Sens. Raphael G. Warnock and Jon Ossoff of Georgia and Tammy Baldwin of Wisconsin introduced a bill on Monday calling on the federal government to create a health insurance plan that mirrors Medicaid and can be offered in states that refused to expand the safety-net program, the Associated Press's Jeff Amy reports.

The Affordable Care Act envisioned that states would expand their Medicaid program to cover everyone making up to 138 percent of the federal poverty level. But twelve states have refused to expand Medicaid, while an expansion mandated by referendum in Missouri remains in limbo after Republican lawmakers refused to fund it. As a result, more than 4 million Americans who would otherwise be eligible fall in a coverage gap.

The bill would mandate the creation of a new health insurance plan to be offered in holdout states. The bill’s sponsors say it will be paid for by the money already allocated in the Affordable Care Act for Medicaid coverage in all 50 states. 

The new legislation is one of several proposals to guarantee coverage in holdout states. Rep. Lloyd Doggett (D-Texas) led the introduction of a bill last month that would allow local governments to enforce local Medicaid expansions.
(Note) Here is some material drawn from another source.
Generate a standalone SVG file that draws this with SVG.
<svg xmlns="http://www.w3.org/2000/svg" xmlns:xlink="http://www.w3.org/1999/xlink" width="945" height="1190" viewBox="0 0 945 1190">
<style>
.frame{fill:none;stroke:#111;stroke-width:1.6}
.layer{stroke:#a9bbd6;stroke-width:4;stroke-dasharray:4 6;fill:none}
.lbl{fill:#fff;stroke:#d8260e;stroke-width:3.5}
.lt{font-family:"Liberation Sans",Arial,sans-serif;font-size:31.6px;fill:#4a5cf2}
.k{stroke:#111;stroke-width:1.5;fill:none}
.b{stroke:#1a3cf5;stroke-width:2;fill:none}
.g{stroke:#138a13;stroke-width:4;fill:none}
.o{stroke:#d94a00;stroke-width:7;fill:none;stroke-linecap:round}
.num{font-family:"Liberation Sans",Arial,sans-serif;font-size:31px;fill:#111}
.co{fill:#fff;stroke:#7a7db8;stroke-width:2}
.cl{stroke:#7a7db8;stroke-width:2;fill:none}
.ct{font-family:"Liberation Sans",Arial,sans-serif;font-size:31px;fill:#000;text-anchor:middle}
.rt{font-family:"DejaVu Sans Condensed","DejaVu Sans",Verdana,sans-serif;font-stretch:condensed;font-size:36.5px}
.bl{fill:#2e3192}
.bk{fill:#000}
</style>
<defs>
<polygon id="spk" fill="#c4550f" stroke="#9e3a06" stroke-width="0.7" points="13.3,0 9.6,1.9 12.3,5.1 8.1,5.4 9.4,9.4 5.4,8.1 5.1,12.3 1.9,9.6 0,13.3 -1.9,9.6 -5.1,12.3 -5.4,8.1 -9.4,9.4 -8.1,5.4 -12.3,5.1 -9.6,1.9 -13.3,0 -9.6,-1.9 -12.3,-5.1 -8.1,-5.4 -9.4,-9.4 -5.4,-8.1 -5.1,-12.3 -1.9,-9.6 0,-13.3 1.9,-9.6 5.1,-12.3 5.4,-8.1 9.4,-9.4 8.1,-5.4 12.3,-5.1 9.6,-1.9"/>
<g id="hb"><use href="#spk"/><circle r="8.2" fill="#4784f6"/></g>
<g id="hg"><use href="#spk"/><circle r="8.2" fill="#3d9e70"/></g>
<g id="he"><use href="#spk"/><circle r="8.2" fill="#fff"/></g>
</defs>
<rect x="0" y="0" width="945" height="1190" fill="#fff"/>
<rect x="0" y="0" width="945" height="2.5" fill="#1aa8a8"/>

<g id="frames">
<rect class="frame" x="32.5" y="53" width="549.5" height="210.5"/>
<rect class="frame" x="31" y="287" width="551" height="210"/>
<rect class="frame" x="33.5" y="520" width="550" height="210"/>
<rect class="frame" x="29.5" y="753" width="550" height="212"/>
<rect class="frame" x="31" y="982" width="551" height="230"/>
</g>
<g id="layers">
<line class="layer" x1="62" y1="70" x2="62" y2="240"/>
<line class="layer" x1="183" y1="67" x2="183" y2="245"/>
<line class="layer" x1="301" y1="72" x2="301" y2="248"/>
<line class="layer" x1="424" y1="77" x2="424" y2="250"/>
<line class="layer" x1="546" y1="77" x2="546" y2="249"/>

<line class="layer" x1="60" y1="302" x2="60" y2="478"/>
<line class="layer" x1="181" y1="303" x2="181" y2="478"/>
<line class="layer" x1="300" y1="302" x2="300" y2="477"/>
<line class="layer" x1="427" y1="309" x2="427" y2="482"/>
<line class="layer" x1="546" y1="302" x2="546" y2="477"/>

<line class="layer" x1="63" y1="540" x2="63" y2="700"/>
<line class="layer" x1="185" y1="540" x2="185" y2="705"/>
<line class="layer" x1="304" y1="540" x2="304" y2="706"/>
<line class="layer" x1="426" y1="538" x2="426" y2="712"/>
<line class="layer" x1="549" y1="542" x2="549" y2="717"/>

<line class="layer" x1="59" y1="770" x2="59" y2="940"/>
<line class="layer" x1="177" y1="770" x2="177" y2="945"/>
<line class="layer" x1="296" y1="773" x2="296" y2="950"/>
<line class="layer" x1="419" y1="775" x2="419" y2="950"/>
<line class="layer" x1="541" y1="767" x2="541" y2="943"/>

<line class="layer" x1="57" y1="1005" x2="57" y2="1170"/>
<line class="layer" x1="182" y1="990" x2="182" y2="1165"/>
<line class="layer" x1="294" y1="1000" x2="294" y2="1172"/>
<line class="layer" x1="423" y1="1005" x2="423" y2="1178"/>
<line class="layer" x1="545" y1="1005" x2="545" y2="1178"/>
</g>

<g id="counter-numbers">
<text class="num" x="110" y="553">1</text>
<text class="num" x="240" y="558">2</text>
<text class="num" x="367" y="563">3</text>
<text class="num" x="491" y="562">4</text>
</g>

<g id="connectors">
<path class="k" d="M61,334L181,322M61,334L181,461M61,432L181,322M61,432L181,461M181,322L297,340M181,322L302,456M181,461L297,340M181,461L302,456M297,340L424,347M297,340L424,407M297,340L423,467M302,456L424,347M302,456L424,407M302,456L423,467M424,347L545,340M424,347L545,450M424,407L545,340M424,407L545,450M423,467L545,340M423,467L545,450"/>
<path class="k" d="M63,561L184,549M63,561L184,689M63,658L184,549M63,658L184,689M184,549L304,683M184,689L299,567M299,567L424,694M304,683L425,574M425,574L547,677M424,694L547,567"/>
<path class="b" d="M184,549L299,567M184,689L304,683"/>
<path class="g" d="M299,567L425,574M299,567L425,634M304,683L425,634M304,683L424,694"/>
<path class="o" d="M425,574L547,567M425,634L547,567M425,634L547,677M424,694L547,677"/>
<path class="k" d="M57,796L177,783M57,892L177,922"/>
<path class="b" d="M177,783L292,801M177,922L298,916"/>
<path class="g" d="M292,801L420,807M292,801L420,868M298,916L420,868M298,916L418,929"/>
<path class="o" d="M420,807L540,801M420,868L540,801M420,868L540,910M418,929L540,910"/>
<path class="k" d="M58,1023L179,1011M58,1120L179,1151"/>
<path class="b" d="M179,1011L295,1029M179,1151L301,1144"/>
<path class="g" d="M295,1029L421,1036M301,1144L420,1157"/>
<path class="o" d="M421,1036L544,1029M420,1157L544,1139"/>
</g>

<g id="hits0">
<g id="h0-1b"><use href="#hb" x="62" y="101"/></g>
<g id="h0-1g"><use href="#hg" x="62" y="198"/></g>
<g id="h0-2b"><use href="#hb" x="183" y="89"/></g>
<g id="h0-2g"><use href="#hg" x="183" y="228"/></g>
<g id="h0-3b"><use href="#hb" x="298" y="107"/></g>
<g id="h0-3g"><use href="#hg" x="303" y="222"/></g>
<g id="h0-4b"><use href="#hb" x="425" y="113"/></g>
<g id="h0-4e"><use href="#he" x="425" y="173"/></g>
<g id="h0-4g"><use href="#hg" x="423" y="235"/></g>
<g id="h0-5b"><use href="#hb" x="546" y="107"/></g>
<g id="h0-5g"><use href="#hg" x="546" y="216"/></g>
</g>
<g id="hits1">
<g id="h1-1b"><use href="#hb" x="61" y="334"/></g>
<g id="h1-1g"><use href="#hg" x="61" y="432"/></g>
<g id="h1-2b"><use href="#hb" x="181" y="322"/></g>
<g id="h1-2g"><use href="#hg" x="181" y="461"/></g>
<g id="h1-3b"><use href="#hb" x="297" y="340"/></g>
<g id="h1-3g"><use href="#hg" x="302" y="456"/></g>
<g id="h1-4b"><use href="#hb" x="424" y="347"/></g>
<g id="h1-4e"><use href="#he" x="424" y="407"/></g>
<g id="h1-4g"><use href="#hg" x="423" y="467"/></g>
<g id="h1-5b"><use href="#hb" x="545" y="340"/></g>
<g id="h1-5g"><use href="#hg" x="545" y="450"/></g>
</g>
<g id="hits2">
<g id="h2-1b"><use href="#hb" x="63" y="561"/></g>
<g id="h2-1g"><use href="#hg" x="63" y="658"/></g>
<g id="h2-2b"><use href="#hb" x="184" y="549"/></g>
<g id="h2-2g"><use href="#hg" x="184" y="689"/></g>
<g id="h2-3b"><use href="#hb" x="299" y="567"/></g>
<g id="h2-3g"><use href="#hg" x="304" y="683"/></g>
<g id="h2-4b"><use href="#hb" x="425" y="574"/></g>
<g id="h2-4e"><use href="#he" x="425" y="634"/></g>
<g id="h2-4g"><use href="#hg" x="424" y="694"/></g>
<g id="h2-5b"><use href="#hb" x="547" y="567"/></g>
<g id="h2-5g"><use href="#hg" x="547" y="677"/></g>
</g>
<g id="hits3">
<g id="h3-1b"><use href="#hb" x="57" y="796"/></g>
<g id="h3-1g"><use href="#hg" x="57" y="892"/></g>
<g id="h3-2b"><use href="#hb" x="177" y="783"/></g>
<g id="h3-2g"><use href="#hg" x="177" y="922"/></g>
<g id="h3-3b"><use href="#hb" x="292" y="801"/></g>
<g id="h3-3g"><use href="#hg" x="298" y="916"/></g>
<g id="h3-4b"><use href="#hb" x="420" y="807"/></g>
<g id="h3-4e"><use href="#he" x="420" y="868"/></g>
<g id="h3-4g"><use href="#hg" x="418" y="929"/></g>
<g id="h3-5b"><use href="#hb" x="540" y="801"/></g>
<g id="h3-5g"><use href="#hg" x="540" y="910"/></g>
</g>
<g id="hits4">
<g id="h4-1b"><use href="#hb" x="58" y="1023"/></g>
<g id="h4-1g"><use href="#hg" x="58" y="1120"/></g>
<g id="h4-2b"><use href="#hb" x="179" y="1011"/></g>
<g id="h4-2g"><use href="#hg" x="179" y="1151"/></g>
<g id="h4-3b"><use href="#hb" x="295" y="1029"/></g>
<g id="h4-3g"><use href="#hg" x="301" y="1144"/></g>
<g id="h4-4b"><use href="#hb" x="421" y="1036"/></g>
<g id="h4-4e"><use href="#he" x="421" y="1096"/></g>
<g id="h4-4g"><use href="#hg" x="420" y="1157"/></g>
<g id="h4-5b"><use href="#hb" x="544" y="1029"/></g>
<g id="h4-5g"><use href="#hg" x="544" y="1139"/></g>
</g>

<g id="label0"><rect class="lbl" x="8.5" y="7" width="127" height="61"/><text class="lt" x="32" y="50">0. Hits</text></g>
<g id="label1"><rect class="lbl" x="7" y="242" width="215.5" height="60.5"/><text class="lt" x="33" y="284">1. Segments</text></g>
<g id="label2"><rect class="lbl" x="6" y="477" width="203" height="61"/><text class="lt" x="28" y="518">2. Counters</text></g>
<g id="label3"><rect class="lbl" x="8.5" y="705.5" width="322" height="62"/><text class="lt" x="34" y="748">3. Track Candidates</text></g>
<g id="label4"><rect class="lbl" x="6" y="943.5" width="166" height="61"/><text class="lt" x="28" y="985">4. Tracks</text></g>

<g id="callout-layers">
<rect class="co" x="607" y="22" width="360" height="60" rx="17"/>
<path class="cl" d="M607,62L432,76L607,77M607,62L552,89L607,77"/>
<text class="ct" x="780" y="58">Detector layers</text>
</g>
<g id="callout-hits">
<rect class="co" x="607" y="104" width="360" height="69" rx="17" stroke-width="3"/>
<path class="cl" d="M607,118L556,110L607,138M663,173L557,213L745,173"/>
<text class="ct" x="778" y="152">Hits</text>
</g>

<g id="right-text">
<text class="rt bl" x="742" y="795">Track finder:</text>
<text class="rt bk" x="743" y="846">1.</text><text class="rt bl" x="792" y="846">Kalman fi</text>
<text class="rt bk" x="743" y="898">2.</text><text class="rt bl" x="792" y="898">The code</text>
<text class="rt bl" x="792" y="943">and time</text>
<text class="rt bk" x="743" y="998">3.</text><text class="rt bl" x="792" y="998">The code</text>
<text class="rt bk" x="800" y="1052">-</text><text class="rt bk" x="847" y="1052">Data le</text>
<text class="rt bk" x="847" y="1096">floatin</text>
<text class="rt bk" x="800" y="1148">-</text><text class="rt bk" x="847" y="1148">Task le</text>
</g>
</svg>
And President Biden proposed a federal public option for healthcare during his presidential campaign.

House Democrats are demanding documents related to a controversial Alzheimer’s drug.

House lawmakers have requested documents from the pharmaceutical company Biogen as part of an investigation into the Food and Drug Administration’s controversial decision to approve a new Alzheimer’s treatment, the Hill’s Peter Sullivan reports.

House Committee on Oversight and Reform Chair Carolyn B. Maloney (D-N.Y.) and Energy and Commerce Chair Frank Pallone Jr. (D-N.J.) wrote to Biogen CEO Michel Vounatsos requesting documents related to the development of the drug, communications with the FDA and company decisions over pricing. 

“We are concerned by reports of an atypical approval process for Aduhelm amid significant questions about the drug’s clinical benefit, and the steep $56,000 annual price tag, which will have serious implications for seniors, federal health care programs, and future Alzheimer’s research,” the lawmakers wrote. 

The letter referenced reporting by the medical news site Stat that Biogen embarked on a secret campaign, called Project Onyx, to persuade the FDA to approve the drug. 

Medicare officials also announced on Monday that the agency will start a process to review what could be the first step in limiting coverage for the drug.